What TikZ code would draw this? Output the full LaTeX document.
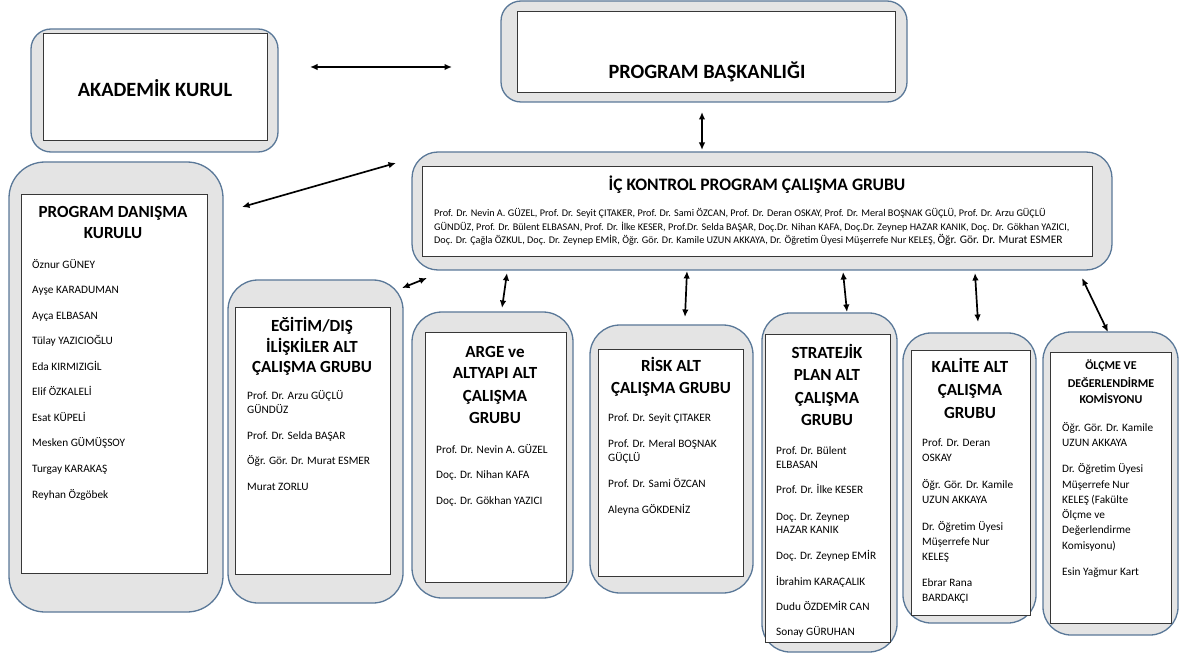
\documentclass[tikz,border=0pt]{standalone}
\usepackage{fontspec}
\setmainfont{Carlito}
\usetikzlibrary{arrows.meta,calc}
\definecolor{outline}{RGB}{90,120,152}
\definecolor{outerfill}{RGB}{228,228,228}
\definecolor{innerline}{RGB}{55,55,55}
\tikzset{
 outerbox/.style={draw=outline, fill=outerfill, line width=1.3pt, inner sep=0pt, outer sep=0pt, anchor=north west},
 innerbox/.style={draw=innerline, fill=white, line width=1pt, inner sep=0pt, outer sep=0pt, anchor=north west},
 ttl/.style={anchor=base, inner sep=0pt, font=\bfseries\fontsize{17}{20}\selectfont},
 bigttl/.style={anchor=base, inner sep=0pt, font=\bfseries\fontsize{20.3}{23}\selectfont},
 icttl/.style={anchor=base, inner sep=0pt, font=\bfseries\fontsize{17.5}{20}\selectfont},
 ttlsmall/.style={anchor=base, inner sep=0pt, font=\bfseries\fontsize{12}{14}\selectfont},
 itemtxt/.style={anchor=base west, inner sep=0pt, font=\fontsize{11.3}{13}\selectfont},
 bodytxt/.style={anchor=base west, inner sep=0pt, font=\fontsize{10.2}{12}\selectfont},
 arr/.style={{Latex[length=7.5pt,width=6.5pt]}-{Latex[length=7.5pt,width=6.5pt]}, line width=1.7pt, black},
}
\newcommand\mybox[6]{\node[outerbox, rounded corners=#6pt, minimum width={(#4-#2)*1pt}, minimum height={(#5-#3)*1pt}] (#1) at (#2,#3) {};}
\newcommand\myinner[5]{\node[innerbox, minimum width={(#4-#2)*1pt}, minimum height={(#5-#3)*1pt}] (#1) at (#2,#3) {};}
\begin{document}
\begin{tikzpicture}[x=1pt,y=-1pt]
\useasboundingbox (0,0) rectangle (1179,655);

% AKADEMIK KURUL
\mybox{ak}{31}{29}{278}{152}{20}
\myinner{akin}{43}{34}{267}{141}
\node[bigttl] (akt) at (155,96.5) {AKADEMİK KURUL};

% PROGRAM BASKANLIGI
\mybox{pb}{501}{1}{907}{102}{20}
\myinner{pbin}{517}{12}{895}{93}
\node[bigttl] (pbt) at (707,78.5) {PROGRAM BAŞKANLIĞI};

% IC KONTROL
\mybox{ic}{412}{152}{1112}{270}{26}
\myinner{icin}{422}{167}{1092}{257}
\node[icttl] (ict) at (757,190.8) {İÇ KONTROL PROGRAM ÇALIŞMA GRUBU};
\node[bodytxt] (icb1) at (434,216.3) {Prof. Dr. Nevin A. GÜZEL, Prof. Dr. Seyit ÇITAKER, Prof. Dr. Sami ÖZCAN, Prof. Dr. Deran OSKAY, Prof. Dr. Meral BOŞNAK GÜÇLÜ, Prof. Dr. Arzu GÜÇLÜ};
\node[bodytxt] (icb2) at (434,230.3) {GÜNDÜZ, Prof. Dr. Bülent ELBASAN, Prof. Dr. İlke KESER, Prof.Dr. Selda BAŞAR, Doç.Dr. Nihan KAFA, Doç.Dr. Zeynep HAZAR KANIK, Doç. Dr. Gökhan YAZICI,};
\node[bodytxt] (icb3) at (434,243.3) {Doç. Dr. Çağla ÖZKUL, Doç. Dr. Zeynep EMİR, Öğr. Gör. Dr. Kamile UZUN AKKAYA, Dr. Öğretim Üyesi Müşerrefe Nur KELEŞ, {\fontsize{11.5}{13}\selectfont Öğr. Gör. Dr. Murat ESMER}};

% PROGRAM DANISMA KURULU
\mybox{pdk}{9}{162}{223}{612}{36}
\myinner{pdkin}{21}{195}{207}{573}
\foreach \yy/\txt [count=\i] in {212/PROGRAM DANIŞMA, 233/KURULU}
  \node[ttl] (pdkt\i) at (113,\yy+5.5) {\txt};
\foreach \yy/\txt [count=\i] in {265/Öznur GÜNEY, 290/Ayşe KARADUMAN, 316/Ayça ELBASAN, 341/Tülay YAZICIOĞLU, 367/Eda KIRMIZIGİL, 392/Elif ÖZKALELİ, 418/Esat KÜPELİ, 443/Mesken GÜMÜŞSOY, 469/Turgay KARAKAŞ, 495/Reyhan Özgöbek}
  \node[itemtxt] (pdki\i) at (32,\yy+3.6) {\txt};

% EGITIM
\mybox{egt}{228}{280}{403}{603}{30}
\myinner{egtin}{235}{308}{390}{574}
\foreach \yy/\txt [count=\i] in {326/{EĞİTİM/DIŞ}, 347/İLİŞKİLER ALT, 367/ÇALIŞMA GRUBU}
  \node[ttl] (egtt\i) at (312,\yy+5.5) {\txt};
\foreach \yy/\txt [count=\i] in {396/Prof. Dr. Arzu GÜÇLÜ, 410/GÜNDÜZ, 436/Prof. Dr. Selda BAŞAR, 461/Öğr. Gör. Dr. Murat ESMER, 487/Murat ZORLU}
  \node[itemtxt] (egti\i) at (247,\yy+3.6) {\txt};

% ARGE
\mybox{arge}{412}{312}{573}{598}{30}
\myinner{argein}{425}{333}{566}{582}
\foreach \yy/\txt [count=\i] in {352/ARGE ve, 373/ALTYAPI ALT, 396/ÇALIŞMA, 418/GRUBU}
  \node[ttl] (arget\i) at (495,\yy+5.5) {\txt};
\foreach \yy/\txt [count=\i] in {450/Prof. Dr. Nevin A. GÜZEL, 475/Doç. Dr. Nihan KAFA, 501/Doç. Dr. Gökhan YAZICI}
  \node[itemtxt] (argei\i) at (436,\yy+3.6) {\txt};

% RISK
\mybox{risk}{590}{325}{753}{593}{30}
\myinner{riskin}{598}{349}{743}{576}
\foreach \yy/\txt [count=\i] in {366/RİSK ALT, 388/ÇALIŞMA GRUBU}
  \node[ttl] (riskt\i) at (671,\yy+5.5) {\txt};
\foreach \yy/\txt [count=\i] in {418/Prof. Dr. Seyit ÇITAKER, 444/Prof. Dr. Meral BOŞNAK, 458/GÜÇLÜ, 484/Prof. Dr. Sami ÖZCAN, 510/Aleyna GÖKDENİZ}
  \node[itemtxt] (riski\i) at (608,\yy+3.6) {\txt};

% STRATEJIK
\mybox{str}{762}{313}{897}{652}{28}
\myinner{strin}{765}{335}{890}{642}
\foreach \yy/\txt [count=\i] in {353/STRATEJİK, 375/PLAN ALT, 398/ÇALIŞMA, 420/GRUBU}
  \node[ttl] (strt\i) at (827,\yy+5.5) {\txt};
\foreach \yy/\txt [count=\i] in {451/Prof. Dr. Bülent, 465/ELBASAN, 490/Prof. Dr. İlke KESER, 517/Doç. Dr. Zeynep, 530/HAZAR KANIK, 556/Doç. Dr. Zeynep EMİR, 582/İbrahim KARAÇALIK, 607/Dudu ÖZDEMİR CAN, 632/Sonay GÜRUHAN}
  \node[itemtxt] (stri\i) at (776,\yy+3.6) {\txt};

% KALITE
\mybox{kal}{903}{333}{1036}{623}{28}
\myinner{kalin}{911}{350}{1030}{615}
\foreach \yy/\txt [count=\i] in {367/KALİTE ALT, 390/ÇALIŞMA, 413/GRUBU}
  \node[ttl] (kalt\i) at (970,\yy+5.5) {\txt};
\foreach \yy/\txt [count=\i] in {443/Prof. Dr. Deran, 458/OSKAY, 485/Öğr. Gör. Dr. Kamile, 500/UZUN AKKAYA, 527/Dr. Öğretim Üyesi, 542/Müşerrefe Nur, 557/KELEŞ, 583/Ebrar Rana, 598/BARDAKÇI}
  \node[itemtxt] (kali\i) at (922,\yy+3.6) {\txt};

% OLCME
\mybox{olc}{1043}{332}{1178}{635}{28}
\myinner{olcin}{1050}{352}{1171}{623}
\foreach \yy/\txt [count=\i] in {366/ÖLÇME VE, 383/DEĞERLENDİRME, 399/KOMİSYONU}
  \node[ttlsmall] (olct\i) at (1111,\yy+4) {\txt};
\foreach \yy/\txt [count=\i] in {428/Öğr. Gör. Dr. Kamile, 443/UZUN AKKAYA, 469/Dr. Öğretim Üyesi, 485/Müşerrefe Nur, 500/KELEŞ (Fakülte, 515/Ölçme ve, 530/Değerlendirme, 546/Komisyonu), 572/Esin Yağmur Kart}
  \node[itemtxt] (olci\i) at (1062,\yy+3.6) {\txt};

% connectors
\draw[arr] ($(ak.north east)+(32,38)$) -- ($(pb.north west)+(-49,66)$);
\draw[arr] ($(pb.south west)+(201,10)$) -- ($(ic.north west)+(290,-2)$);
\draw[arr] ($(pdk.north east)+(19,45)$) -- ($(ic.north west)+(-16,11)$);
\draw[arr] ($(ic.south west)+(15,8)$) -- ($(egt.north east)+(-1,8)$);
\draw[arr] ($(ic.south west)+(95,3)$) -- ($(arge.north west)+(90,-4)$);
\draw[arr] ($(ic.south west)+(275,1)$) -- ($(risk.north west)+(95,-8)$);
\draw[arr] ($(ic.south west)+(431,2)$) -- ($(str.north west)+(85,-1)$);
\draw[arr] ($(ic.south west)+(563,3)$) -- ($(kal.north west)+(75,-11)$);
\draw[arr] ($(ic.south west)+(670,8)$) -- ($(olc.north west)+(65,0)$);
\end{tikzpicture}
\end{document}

------------

**DESCRIPTION OF THE TASK:** Select the lines that carry the string "draw" and copy them.

**COMPLETED TASK:**
What TikZ code would draw this? Output the full LaTeX document.
 outerbox/.style={draw=outline, fill=outerfill, line width=1.3pt, inner sep=0pt, outer sep=0pt, anchor=north west},
 innerbox/.style={draw=innerline, fill=white, line width=1pt, inner sep=0pt, outer sep=0pt, anchor=north west},
\draw[arr] ($(ak.north east)+(32,38)$) -- ($(pb.north west)+(-49,66)$);
\draw[arr] ($(pb.south west)+(201,10)$) -- ($(ic.north west)+(290,-2)$);
\draw[arr] ($(pdk.north east)+(19,45)$) -- ($(ic.north west)+(-16,11)$);
\draw[arr] ($(ic.south west)+(15,8)$) -- ($(egt.north east)+(-1,8)$);
\draw[arr] ($(ic.south west)+(95,3)$) -- ($(arge.north west)+(90,-4)$);
\draw[arr] ($(ic.south west)+(275,1)$) -- ($(risk.north west)+(95,-8)$);
\draw[arr] ($(ic.south west)+(431,2)$) -- ($(str.north west)+(85,-1)$);
\draw[arr] ($(ic.south west)+(563,3)$) -- ($(kal.north west)+(75,-11)$);
\draw[arr] ($(ic.south west)+(670,8)$) -- ($(olc.north west)+(65,0)$);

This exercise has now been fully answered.